Everyone is bullish. Price targets are coming down to meet the levels of the S&P 500, but everyone is still bullish. When does it end? Another tsunami? A default of an Asian nation? War in Latin America? More earnings misses?
No, that has no room in the equations. The only thing that matters is the “cheapness” factor – often based on P/E. The problem is that the “E” needs to be changed when the attitude on investing changes. No longer are investors willing to pay as much of a premium for a stock when the world’s financial systems may seize up.
It is exhausting listening to the continuing commentary of the perma-bulls.

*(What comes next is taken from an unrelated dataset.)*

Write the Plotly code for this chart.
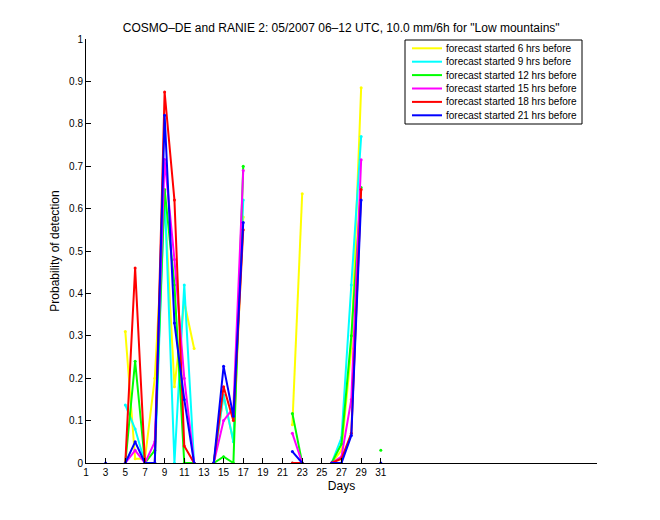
import plotly.graph_objects as go

N = None
days = list(range(1, 32))

# values per day 1..31 (None = no data)
pod_6h = [N, N, N, N, 0.31, 0.01, 0.01, 0.20, 0.62, 0.18, 0.38, 0.27, N, 0.0, 0.16, 0.05, 0.58,
          N, N, N, N, 0.09, 0.635, N, N, 0.0, 0.03, 0.27, 0.885, N, N]
pod_9h = [N, N, N, N, 0.137, 0.08, 0.0, 0.0, 0.64, 0.0, 0.42, 0.0, N, 0.0, 0.16, 0.05, 0.62,
          N, N, N, N, 0.0, 0.0, N, N, 0.0, 0.06, 0.42, 0.77, N, N]
pod_12h = [N, N, N, N, 0.0, 0.24, 0.0, 0.03, 0.645, 0.42, 0.0, 0.0, N, 0.0, 0.015, 0.0, 0.70,
           N, N, N, N, 0.117, 0.0, N, N, 0.0, 0.045, 0.30, 0.65, N, 0.03]
pod_15h = [N, N, N, N, 0.0, 0.03, 0.0, 0.05, 0.716, 0.48, 0.20, 0.0, N, 0.0, 0.10, 0.13, 0.69,
           N, N, N, N, 0.07, 0.0, N, N, 0.0, 0.015, 0.15, 0.715, N, N]
pod_18h = [N, N, N, N, 0.0, 0.46, 0.0, 0.0, 0.875, 0.62, 0.04, 0.0, N, 0.0, 0.18, 0.10, 0.55,
           N, N, N, N, 0.0, 0.0, N, N, 0.0, 0.01, 0.07, 0.645, N, N]
pod_21h = [N, N, 0.0, N, 0.0, 0.05, 0.0, 0.0, 0.82, 0.33, 0.15, 0.0, N, 0.0, 0.228, 0.11, 0.567,
           N, N, N, N, 0.027, 0.0, N, N, 0.0, 0.0, 0.065, 0.62, N, 0.0]

series_names = ["forecast started 6 hrs before", "forecast started 9 hrs before",
                "forecast started 12 hrs before", "forecast started 15 hrs before",
                "forecast started 18 hrs before", "forecast started 21 hrs before"]
series_values = [pod_6h, pod_9h, pod_12h, pod_15h, pod_18h, pod_21h]
series_colors = ["#ffff00", "#00ffff", "#00ff00", "#ff00ff", "#ff0000", "#0000ff"]

x_ticks = list(range(1, 32, 2))
y_ticks = [0, 0.1, 0.2, 0.3, 0.4, 0.5, 0.6, 0.7, 0.8, 0.9, 1]
y_ticklabels = ["0", "0.1", "0.2", "0.3", "0.4", "0.5", "0.6", "0.7", "0.8", "0.9", "1"]

fig = go.Figure()
for name, vals, col in zip(series_names, series_values, series_colors):
    fig.add_trace(go.Scatter(
        x=days, y=vals, name=name, mode="lines+markers",
        line=dict(color=col, width=2), marker=dict(color=col, size=3),
        connectgaps=False, showlegend=False,
    ))

font_family = "Liberation Sans, Arial, Helvetica, sans-serif"

# compact MATLAB-style legend box (paper coordinates)
L, R, T, B = 86, 597, 39, 463
def px_x(p):
    return (p - L) / (R - L)
def px_y(p):
    return (B - p) / (B - T)

shapes = [dict(type="rect", xref="paper", yref="paper",
               x0=px_x(405), x1=px_x(582), y0=px_y(124), y1=px_y(40),
               line=dict(color="black", width=1), fillcolor="white", layer="above")]
annotations = []
for i, (name, col) in enumerate(zip(series_names, series_colors)):
    ypx = 48.3 + 13.4 * i
    shapes.append(dict(type="line", xref="paper", yref="paper",
                       x0=px_x(412), x1=px_x(442), y0=px_y(ypx), y1=px_y(ypx),
                       line=dict(color=col, width=2), layer="above"))
    annotations.append(dict(xref="paper", yref="paper", x=px_x(444), y=px_y(ypx),
                            xanchor="left", yanchor="middle", text=name, showarrow=False,
                            font=dict(size=10, family=font_family, color="black")))

fig.update_layout(
    width=660, height=520,
    margin=dict(l=86, r=63, t=39, b=57),
    paper_bgcolor="white", plot_bgcolor="white",
    font=dict(family=font_family, size=10, color="black"),
    title=dict(text='COSMO\u2013DE and RANIE 2: 05/2007 06\u201312 UTC, 10.0 mm/6h for "Low mountains"',
               x=0.517, xanchor="center", y=0.947, yanchor="middle",
               font=dict(size=12, family=font_family, color="black")),
    showlegend=False,
    shapes=shapes,
    annotations=annotations,
    xaxis=dict(range=[1, 53], tickmode="array", tickvals=x_ticks,
               ticktext=[str(t) for t in x_ticks],
               ticks="inside", ticklen=5, tickcolor="black", showline=True,
               linecolor="black", linewidth=1, mirror=False, showgrid=False,
               zeroline=False, title=dict(text="Days", font=dict(size=12), standoff=4),
               tickfont=dict(size=10)),
    yaxis=dict(range=[0, 1], tickmode="array", tickvals=y_ticks, ticktext=y_ticklabels,
               ticks="inside", ticklen=5, tickcolor="black", showline=True,
               linecolor="black", linewidth=1, mirror=False, showgrid=False,
               zeroline=False, title=dict(text="Probability of detection", font=dict(size=12), standoff=6),
               tickfont=dict(size=10)),
)

fig.write_html("out.html")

According to Bloomberg: U.S. companies are earning too much for the bull market to be derailed by speculation Europe’s debt crisis will spread, according to Laszlo Birinyi, who advised clients to buy shares before they bottomed in March 2009. Apple Inc. and Google Inc. showed they can weather market declines, said Birinyi, the president of Birinyi Associates Inc. in Westport, Connecticut. The stocks beat the Standard & Poor’s 500 Index during its 18 percent decline from April 29 to Aug. 8, with Apple gaining 0.9 percent and Google up 0.4 percent. The top two equity holdings at Birinyi’s firm are cheap, he said. Google and Apple each trade at about a 60 percent discount to
their averages before the drop.
But then again, maybe there is another round of money printing, right?